## Challenge
Every line of the material is to be quoted verbatim, minus the pictures.
═══ Material supplied ═══
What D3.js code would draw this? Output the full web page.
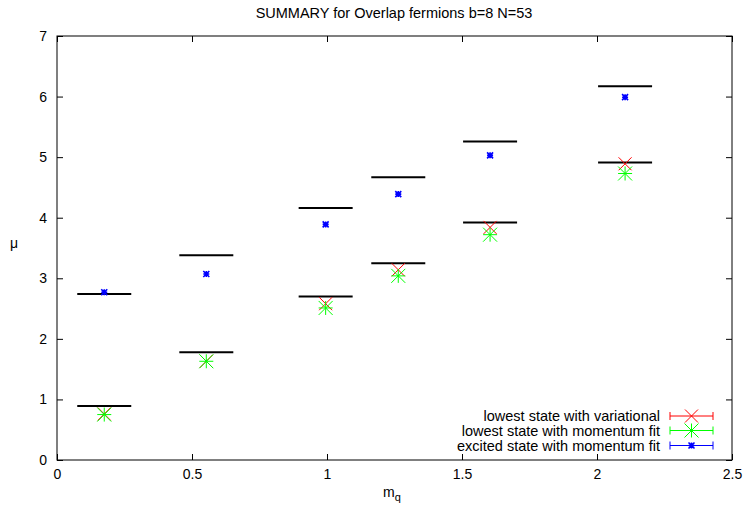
<!DOCTYPE html>
<html><head><meta charset="utf-8">
<script src="https://cdn.jsdelivr.net/npm/d3@7"></script>
<style>body{margin:0;background:#fff}svg{display:block}text{font-family:"Liberation Sans",Arial,sans-serif}</style>
</head><body><svg id="c" width="744" height="505"></svg>
<script>
const masses = [0.175, 0.553, 0.995, 1.264, 1.604, 2.104];
const barLow = [0.89, 1.78, 2.70, 3.25, 3.92, 4.91];
const barHigh = [2.74, 3.38, 4.16, 4.67, 5.26, 6.17];
const variational = [0.76, 1.63, 2.58, 3.14, 3.84, 4.89];
const momentumLow = [0.75, 1.63, 2.51, 3.04, 3.72, 4.73];
const momentumExc = [2.77, 3.07, 3.89, 4.39, 5.03, 5.99];
const xTicks = [0, 0.5, 1, 1.5, 2, 2.5];
const yTicks = [0, 1, 2, 3, 4, 5, 6, 7];
const legendLabels = ["lowest state with variational", "lowest state with momentum fit", "excited state with momentum fit"];
const colors = ["#ff0000", "#00ff00", "#0000ff"];

const svg = d3.select("#c");
const L = 57, R = 732, T = 36, B = 460;
const x = d3.scaleLinear().domain([0, 2.5]).range([L, R]);
const y = d3.scaleLinear().domain([0, 7]).range([B, T]);

// title
svg.append("text").attr("x", 394).attr("y", 18).attr("text-anchor", "middle")
  .attr("font-size", 14.5).text("SUMMARY for Overlap fermions b=8 N=53");

// frame
svg.append("rect").attr("x", L).attr("y", T).attr("width", R - L).attr("height", B - T)
  .attr("fill", "none").attr("stroke", "#000").attr("stroke-width", 1);

// axes via d3 axis (inward ticks)
const fs = 14;
const gx = svg.append("g").attr("transform", `translate(0,${B})`)
  .call(d3.axisBottom(x).tickValues(xTicks).tickSize(-6).tickPadding(9).tickFormat(d3.format("")));
const gxt = svg.append("g").attr("transform", `translate(0,${T})`)
  .call(d3.axisTop(x).tickValues(xTicks).tickSize(-6).tickFormat(""));
const gy = svg.append("g").attr("transform", `translate(${L},0)`)
  .call(d3.axisLeft(y).tickValues(yTicks).tickSize(-6).tickPadding(10).tickFormat(d3.format("")));
const gyr = svg.append("g").attr("transform", `translate(${R},0)`)
  .call(d3.axisRight(y).tickValues(yTicks).tickSize(-6).tickFormat(""));
[gx, gxt, gy, gyr].forEach(g => {
  g.select(".domain").remove();
  g.selectAll("line").attr("stroke", "#000");
  g.selectAll("text").attr("font-size", fs).attr("font-family", "Liberation Sans, Arial, sans-serif").attr("fill", "#000");
});

// axis labels
svg.append("text").attr("x", 14).attr("y", 248).attr("text-anchor", "middle").attr("font-size", 14).text("μ");
const xl = svg.append("text").attr("x", 392).attr("y", 497).attr("text-anchor", "middle").attr("font-size", 14);
xl.append("tspan").text("m");
xl.append("tspan").attr("font-size", 11).attr("dy", 4).text("q");

// black bars
const halfW = 0.1;
const bars = [];
masses.forEach((m, i) => { bars.push([m, barLow[i]]); bars.push([m, barHigh[i]]); });
svg.append("g").selectAll("line").data(bars).join("line")
  .attr("x1", d => x(d[0] - halfW)).attr("x2", d => x(d[0] + halfW))
  .attr("y1", d => y(d[1])).attr("y2", d => y(d[1]))
  .attr("stroke", "#000").attr("stroke-width", 2);

// marker drawers
function drawX(g, cx, cy, s, c, w) {
  g.append("path").attr("d", `M${cx-s},${cy-s}L${cx+s},${cy+s}M${cx-s},${cy+s}L${cx+s},${cy-s}`)
    .attr("stroke", c).attr("stroke-width", w || 1).attr("fill", "none");
}
function drawStar(g, cx, cy, s, c, w) {
  g.append("path").attr("d", `M${cx-s},${cy-s}L${cx+s},${cy+s}M${cx-s},${cy+s}L${cx+s},${cy-s}M${cx-s},${cy}L${cx+s},${cy}M${cx},${cy-s}L${cx},${cy+s}`)
    .attr("stroke", c).attr("stroke-width", w || 1).attr("fill", "none");
}
const pts = svg.append("g");
masses.forEach((m, i) => drawX(pts, x(m), y(variational[i]), 6.5, colors[0]));
masses.forEach((m, i) => drawStar(pts, x(m), y(momentumLow[i]), 7, colors[1]));
masses.forEach((m, i) => drawStar(pts, x(m), y(momentumExc[i]), 3, colors[2], 1.6));

// legend
const leg = svg.append("g");
const lys = [416, 430.5, 445.5];
legendLabels.forEach((t, i) => {
  leg.append("text").attr("x", 660).attr("y", lys[i] + 5).attr("text-anchor", "end").attr("font-size", 14.5).text(t);
  leg.append("path").attr("d", `M670,${lys[i]}L713,${lys[i]}M670,${lys[i]-4}L670,${lys[i]+4}M713,${lys[i]-4}L713,${lys[i]+4}`)
    .attr("stroke", colors[i]).attr("stroke-width", 1).attr("fill", "none");
});
drawX(leg, 691.5, lys[0], 6.5, colors[0]);
drawStar(leg, 691.5, lys[1], 7, colors[1]);
drawStar(leg, 691.5, lys[2], 3, colors[2], 1.6);
</script></body></html>
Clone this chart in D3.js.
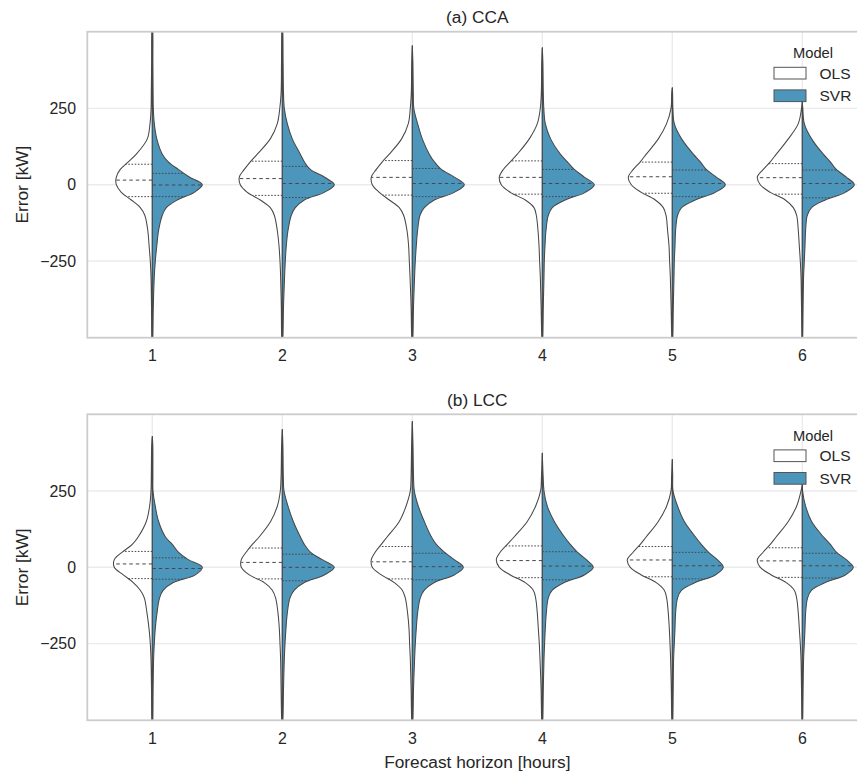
═══
## Expected output
What D3.js code would draw this? Output the full web page.
<!DOCTYPE html>
<html><head><meta charset="utf-8">
<script src="https://cdn.jsdelivr.net/npm/d3@7"></script>
<style>body{margin:0;background:#fff}svg{display:block}text{font-family:"Liberation Sans",Arial,sans-serif}</style>
</head><body><svg id="c" width="744" height="505"></svg>
<script>
const masses = [0.175, 0.553, 0.995, 1.264, 1.604, 2.104];
const barLow = [0.89, 1.78, 2.70, 3.25, 3.92, 4.91];
const barHigh = [2.74, 3.38, 4.16, 4.67, 5.26, 6.17];
const variational = [0.76, 1.63, 2.58, 3.14, 3.84, 4.89];
const momentumLow = [0.75, 1.63, 2.51, 3.04, 3.72, 4.73];
const momentumExc = [2.77, 3.07, 3.89, 4.39, 5.03, 5.99];
const xTicks = [0, 0.5, 1, 1.5, 2, 2.5];
const yTicks = [0, 1, 2, 3, 4, 5, 6, 7];
const legendLabels = ["lowest state with variational", "lowest state with momentum fit", "excited state with momentum fit"];
const colors = ["#ff0000", "#00ff00", "#0000ff"];

const svg = d3.select("#c");
const L = 57, R = 732, T = 36, B = 460;
const x = d3.scaleLinear().domain([0, 2.5]).range([L, R]);
const y = d3.scaleLinear().domain([0, 7]).range([B, T]);

// title
svg.append("text").attr("x", 394).attr("y", 18).attr("text-anchor", "middle")
  .attr("font-size", 14.5).text("SUMMARY for Overlap fermions b=8 N=53");

// frame
svg.append("rect").attr("x", L).attr("y", T).attr("width", R - L).attr("height", B - T)
  .attr("fill", "none").attr("stroke", "#000").attr("stroke-width", 1);

// axes via d3 axis (inward ticks)
const fs = 14;
const gx = svg.append("g").attr("transform", `translate(0,${B})`)
  .call(d3.axisBottom(x).tickValues(xTicks).tickSize(-6).tickPadding(9).tickFormat(d3.format("")));
const gxt = svg.append("g").attr("transform", `translate(0,${T})`)
  .call(d3.axisTop(x).tickValues(xTicks).tickSize(-6).tickFormat(""));
const gy = svg.append("g").attr("transform", `translate(${L},0)`)
  .call(d3.axisLeft(y).tickValues(yTicks).tickSize(-6).tickPadding(10).tickFormat(d3.format("")));
const gyr = svg.append("g").attr("transform", `translate(${R},0)`)
  .call(d3.axisRight(y).tickValues(yTicks).tickSize(-6).tickFormat(""));
[gx, gxt, gy, gyr].forEach(g => {
  g.select(".domain").remove();
  g.selectAll("line").attr("stroke", "#000");
  g.selectAll("text").attr("font-size", fs).attr("font-family", "Liberation Sans, Arial, sans-serif").attr("fill", "#000");
});

// axis labels
svg.append("text").attr("x", 14).attr("y", 248).attr("text-anchor", "middle").attr("font-size", 14).text("μ");
const xl = svg.append("text").attr("x", 392).attr("y", 497).attr("text-anchor", "middle").attr("font-size", 14);
xl.append("tspan").text("m");
xl.append("tspan").attr("font-size", 11).attr("dy", 4).text("q");

// black bars
const halfW = 0.1;
const bars = [];
masses.forEach((m, i) => { bars.push([m, barLow[i]]); bars.push([m, barHigh[i]]); });
svg.append("g").selectAll("line").data(bars).join("line")
  .attr("x1", d => x(d[0] - halfW)).attr("x2", d => x(d[0] + halfW))
  .attr("y1", d => y(d[1])).attr("y2", d => y(d[1]))
  .attr("stroke", "#000").attr("stroke-width", 2);

// marker drawers
function drawX(g, cx, cy, s, c, w) {
  g.append("path").attr("d", `M${cx-s},${cy-s}L${cx+s},${cy+s}M${cx-s},${cy+s}L${cx+s},${cy-s}`)
    .attr("stroke", c).attr("stroke-width", w || 1).attr("fill", "none");
}
function drawStar(g, cx, cy, s, c, w) {
  g.append("path").attr("d", `M${cx-s},${cy-s}L${cx+s},${cy+s}M${cx-s},${cy+s}L${cx+s},${cy-s}M${cx-s},${cy}L${cx+s},${cy}M${cx},${cy-s}L${cx},${cy+s}`)
    .attr("stroke", c).attr("stroke-width", w || 1).attr("fill", "none");
}
const pts = svg.append("g");
masses.forEach((m, i) => drawX(pts, x(m), y(variational[i]), 6.5, colors[0]));
masses.forEach((m, i) => drawStar(pts, x(m), y(momentumLow[i]), 7, colors[1]));
masses.forEach((m, i) => drawStar(pts, x(m), y(momentumExc[i]), 3, colors[2], 1.6));

// legend
const leg = svg.append("g");
const lys = [416, 430.5, 445.5];
legendLabels.forEach((t, i) => {
  leg.append("text").attr("x", 660).attr("y", lys[i] + 5).attr("text-anchor", "end").attr("font-size", 14.5).text(t);
  leg.append("path").attr("d", `M670,${lys[i]}L713,${lys[i]}M670,${lys[i]-4}L670,${lys[i]+4}M713,${lys[i]-4}L713,${lys[i]+4}`)
    .attr("stroke", colors[i]).attr("stroke-width", 1).attr("fill", "none");
});
drawX(leg, 691.5, lys[0], 6.5, colors[0]);
drawStar(leg, 691.5, lys[1], 7, colors[1]);
drawStar(leg, 691.5, lys[2], 3, colors[2], 1.6);
</script></body></html>
Clone this chart in D3.js.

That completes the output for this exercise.